WHAT YOU SHOULD DO
Read the records below. Copy each line where the string "page" occurs.

------ ENTRIES SUPPLIED ------

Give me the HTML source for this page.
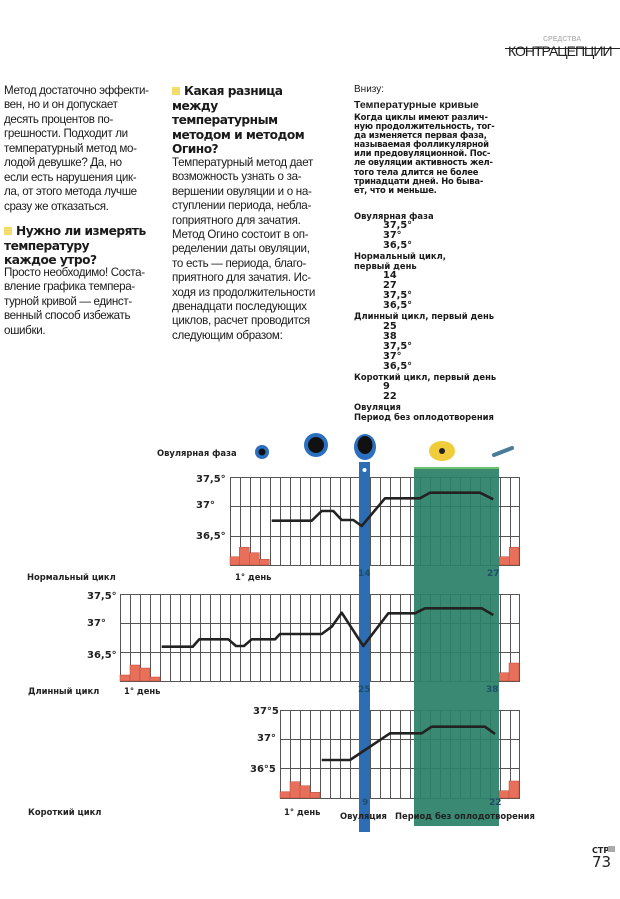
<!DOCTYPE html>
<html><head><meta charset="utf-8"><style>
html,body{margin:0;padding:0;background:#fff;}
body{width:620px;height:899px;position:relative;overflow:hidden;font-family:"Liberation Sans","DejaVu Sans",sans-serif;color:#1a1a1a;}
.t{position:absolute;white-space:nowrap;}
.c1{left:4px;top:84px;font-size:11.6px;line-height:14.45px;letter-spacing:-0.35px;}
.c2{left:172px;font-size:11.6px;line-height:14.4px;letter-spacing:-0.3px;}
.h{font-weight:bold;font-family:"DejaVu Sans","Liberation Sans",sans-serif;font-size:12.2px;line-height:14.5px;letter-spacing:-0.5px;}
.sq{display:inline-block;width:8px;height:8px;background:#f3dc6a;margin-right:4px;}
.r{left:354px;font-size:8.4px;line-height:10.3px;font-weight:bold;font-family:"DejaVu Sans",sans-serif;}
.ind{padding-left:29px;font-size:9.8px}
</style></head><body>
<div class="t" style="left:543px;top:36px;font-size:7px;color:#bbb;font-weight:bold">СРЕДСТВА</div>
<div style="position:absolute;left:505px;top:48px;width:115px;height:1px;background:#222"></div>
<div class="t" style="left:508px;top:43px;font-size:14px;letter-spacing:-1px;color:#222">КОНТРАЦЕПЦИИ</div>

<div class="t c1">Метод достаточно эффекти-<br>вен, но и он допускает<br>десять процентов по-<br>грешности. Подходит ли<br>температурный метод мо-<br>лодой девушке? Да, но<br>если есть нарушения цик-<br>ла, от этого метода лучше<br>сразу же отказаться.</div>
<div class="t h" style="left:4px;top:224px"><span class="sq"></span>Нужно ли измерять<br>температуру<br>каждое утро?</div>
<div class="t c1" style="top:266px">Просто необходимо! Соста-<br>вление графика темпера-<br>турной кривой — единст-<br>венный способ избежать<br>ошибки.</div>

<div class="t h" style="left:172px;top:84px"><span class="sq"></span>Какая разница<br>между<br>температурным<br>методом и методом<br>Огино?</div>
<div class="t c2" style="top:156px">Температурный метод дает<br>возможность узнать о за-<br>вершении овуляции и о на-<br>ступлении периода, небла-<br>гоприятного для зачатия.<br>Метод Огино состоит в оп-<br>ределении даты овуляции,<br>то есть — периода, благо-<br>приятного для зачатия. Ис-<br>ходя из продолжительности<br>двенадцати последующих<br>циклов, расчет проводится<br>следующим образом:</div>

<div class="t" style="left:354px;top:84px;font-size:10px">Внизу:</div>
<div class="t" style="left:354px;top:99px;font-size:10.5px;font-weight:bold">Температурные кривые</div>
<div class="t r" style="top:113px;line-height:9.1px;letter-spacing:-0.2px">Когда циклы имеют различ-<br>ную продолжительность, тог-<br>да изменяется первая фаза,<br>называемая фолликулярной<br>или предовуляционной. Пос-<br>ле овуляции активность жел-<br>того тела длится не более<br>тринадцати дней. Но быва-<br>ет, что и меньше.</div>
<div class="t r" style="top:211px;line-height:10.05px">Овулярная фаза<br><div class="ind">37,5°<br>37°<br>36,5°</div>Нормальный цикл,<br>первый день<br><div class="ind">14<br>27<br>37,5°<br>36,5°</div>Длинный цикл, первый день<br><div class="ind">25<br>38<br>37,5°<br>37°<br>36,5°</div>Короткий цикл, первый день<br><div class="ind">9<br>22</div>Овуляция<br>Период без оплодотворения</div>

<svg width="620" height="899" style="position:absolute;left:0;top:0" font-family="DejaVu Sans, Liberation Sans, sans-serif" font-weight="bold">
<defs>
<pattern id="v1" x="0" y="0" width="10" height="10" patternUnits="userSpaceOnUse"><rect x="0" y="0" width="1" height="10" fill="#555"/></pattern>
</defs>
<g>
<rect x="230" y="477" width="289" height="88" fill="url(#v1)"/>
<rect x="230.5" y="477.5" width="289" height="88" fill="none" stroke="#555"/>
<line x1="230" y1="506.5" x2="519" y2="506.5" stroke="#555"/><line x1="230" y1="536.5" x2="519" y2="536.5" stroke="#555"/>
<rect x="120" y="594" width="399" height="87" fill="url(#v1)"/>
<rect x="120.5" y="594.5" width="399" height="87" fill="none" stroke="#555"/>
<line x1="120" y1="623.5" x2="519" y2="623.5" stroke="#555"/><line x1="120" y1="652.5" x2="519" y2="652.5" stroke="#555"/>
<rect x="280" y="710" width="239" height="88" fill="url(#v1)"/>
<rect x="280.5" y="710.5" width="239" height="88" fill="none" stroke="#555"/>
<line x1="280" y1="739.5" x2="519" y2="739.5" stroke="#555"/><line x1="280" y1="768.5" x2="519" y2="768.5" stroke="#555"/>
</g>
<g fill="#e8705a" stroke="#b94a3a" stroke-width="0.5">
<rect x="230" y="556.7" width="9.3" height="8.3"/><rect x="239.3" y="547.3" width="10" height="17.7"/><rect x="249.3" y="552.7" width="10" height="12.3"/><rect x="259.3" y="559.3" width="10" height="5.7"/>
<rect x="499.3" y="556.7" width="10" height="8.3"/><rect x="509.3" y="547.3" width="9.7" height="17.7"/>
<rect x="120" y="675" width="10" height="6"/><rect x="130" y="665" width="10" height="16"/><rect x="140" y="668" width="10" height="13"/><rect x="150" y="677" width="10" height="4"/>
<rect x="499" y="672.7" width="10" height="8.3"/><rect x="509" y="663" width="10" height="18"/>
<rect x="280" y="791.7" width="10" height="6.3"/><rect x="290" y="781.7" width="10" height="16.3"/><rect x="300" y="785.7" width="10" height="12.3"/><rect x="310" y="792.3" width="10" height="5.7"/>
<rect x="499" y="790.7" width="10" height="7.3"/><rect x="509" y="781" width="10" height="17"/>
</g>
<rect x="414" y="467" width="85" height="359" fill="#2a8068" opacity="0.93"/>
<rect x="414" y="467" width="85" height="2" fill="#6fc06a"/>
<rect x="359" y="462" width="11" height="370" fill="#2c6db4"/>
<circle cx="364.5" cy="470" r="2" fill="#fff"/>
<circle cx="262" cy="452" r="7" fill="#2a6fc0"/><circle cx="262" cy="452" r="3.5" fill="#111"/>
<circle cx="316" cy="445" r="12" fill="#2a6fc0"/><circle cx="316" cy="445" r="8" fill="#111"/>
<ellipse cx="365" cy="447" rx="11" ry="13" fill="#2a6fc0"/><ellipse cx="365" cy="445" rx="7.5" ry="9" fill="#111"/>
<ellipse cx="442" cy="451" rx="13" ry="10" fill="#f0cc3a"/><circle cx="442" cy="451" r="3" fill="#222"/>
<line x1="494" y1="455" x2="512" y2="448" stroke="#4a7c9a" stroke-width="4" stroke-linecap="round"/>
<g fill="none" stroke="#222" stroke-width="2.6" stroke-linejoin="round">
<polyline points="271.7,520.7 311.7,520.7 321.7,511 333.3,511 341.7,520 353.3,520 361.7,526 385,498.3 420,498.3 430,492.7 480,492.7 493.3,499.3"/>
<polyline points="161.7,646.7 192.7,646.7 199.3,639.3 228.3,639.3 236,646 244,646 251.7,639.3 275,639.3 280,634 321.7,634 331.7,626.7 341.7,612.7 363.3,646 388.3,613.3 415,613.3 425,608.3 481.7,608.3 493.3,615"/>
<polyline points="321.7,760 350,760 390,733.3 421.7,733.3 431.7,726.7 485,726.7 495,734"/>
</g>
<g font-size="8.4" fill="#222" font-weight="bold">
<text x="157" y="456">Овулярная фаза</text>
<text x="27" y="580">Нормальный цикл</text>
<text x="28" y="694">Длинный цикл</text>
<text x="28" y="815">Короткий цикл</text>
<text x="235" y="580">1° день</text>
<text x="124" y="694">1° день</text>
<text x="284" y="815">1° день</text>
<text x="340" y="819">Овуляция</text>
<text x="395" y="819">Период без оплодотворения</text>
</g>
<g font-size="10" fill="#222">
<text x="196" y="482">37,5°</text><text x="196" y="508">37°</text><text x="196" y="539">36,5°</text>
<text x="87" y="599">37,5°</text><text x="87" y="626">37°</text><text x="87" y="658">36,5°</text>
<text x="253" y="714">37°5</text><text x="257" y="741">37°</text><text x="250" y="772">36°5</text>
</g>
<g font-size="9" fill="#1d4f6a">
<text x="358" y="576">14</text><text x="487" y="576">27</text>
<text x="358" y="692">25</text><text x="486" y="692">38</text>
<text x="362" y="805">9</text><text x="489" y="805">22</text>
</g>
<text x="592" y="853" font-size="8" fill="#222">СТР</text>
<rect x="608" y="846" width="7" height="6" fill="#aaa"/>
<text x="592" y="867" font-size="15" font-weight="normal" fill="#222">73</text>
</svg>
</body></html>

------
------ ENTRIES SUPPLIED ------

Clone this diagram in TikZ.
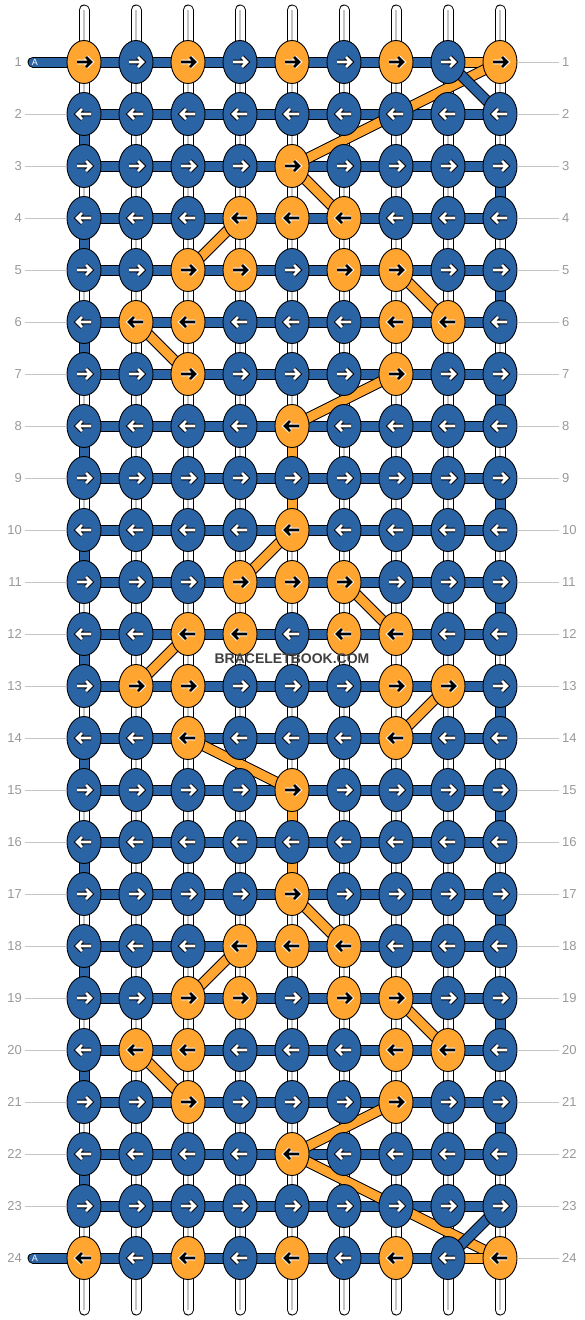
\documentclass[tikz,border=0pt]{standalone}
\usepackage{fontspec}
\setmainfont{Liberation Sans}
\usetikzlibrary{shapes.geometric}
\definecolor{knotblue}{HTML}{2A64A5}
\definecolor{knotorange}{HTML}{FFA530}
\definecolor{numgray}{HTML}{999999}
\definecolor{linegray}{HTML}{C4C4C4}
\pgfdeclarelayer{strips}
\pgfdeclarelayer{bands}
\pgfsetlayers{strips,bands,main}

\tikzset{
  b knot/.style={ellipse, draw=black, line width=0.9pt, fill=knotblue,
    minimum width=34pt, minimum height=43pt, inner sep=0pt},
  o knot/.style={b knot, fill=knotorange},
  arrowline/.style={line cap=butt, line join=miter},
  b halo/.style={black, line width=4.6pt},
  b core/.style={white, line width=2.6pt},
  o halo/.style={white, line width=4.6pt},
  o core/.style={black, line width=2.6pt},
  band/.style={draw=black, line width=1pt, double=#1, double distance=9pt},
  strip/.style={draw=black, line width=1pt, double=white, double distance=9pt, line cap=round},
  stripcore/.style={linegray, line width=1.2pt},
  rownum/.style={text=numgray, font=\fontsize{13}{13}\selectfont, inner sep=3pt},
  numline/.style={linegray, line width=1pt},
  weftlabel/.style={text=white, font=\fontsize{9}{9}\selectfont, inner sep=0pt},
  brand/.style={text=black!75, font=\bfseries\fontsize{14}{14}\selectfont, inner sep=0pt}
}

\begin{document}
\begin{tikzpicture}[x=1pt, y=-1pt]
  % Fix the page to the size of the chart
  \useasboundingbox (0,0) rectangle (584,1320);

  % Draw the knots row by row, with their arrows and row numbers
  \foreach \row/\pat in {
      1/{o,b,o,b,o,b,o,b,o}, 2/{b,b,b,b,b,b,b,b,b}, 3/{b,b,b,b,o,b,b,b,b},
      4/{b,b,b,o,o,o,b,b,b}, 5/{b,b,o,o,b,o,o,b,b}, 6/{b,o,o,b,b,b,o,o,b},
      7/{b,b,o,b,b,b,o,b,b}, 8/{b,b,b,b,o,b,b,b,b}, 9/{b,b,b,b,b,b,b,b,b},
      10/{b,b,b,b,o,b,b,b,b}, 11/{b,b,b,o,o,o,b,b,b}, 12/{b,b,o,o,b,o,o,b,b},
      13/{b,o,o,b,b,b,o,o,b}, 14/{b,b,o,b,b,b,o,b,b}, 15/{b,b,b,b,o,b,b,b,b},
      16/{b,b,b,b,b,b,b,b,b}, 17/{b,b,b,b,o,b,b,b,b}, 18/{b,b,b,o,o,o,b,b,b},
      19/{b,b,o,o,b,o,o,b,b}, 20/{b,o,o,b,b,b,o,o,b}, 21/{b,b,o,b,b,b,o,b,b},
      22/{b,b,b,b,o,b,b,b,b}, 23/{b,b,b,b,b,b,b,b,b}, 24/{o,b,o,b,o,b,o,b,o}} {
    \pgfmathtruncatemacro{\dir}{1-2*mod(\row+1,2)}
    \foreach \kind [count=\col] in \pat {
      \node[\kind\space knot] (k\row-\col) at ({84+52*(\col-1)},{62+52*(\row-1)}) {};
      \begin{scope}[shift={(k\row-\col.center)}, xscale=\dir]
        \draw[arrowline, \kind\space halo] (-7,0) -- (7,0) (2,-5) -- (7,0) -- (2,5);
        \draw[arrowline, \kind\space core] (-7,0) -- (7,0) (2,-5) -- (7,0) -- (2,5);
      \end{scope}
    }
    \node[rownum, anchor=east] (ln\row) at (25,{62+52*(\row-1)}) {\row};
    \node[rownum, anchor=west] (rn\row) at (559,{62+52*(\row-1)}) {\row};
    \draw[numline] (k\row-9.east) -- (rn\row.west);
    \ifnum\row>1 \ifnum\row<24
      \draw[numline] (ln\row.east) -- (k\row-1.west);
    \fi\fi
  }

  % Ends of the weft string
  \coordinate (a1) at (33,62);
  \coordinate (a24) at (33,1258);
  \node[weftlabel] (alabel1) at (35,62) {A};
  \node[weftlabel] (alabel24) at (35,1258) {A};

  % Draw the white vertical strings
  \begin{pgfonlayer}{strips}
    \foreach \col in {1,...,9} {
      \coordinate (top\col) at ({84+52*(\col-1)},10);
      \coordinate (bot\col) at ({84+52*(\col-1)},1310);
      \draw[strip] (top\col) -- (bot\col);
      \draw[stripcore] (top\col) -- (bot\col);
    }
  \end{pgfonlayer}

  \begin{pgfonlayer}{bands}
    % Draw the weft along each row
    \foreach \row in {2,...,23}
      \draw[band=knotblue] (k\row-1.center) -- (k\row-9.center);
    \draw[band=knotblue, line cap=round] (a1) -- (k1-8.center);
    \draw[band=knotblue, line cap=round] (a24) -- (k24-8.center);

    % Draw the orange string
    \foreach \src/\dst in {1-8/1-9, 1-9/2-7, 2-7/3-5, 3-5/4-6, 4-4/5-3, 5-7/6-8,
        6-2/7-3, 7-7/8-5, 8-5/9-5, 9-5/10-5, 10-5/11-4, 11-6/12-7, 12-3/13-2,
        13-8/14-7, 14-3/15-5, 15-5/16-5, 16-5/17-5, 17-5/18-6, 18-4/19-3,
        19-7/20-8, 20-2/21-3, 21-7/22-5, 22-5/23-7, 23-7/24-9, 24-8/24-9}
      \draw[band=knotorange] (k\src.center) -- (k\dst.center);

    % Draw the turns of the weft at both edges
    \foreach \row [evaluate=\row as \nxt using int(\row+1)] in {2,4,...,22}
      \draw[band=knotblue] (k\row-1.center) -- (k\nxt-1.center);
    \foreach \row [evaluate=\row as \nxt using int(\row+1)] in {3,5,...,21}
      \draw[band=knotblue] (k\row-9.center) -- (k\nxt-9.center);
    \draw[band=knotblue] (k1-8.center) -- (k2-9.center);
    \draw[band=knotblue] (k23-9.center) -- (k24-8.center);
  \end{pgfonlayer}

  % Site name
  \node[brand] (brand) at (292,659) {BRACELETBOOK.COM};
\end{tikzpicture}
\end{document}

------
------ ENTRIES SUPPLIED ------

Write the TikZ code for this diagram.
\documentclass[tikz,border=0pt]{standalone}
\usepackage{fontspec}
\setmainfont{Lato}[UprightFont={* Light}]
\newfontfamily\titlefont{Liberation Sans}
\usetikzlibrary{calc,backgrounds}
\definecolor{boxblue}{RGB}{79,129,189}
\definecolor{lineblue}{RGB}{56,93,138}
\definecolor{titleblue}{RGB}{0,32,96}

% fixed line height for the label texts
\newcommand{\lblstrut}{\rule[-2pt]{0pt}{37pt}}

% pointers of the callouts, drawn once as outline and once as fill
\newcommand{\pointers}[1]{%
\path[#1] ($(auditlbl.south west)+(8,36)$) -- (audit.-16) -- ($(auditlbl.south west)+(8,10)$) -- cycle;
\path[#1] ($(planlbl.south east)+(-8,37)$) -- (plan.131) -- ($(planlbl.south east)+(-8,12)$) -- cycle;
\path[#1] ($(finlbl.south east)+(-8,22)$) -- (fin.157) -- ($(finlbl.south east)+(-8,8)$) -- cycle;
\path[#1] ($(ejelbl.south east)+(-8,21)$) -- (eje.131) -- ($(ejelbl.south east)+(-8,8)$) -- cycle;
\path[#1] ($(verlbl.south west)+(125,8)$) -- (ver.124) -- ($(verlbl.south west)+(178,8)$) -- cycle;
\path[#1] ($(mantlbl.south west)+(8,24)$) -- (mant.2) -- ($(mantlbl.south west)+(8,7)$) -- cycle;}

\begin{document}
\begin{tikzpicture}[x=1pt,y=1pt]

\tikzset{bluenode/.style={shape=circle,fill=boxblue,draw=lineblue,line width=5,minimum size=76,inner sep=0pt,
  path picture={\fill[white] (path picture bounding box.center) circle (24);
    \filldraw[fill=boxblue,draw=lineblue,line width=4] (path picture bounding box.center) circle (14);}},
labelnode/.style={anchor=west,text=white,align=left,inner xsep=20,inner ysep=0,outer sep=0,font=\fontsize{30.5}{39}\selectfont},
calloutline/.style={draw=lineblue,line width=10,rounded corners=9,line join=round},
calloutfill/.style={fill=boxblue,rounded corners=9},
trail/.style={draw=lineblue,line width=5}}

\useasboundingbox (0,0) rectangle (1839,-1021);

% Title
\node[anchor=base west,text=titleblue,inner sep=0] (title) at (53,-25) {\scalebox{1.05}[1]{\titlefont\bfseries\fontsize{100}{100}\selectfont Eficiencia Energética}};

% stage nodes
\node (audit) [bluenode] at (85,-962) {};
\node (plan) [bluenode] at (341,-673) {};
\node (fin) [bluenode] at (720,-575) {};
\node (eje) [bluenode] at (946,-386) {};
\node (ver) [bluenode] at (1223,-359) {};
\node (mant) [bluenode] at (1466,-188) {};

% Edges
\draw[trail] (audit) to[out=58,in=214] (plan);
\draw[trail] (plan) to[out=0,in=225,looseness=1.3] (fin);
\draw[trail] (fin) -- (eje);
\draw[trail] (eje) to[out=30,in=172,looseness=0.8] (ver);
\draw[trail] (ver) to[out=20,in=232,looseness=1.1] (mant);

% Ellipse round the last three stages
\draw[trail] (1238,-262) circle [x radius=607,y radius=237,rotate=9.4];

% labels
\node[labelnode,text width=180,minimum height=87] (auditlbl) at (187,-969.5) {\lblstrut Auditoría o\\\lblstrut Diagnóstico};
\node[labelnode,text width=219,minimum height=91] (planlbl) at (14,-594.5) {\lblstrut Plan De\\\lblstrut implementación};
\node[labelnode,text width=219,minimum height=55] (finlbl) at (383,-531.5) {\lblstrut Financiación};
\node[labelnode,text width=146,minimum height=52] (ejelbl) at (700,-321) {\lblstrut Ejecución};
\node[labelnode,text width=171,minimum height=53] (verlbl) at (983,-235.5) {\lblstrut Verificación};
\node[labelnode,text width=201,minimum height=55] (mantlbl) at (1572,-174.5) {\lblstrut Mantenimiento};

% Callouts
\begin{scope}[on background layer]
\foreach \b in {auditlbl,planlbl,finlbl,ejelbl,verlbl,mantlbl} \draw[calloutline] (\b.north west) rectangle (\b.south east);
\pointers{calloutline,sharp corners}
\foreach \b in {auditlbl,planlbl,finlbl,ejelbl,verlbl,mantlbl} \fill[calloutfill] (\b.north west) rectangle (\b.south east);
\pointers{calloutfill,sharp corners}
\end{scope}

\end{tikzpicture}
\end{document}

------

RESPONSE TO THIS EXERCISE
Give me the HTML source for this page.
  % Fix the page to the size of the chart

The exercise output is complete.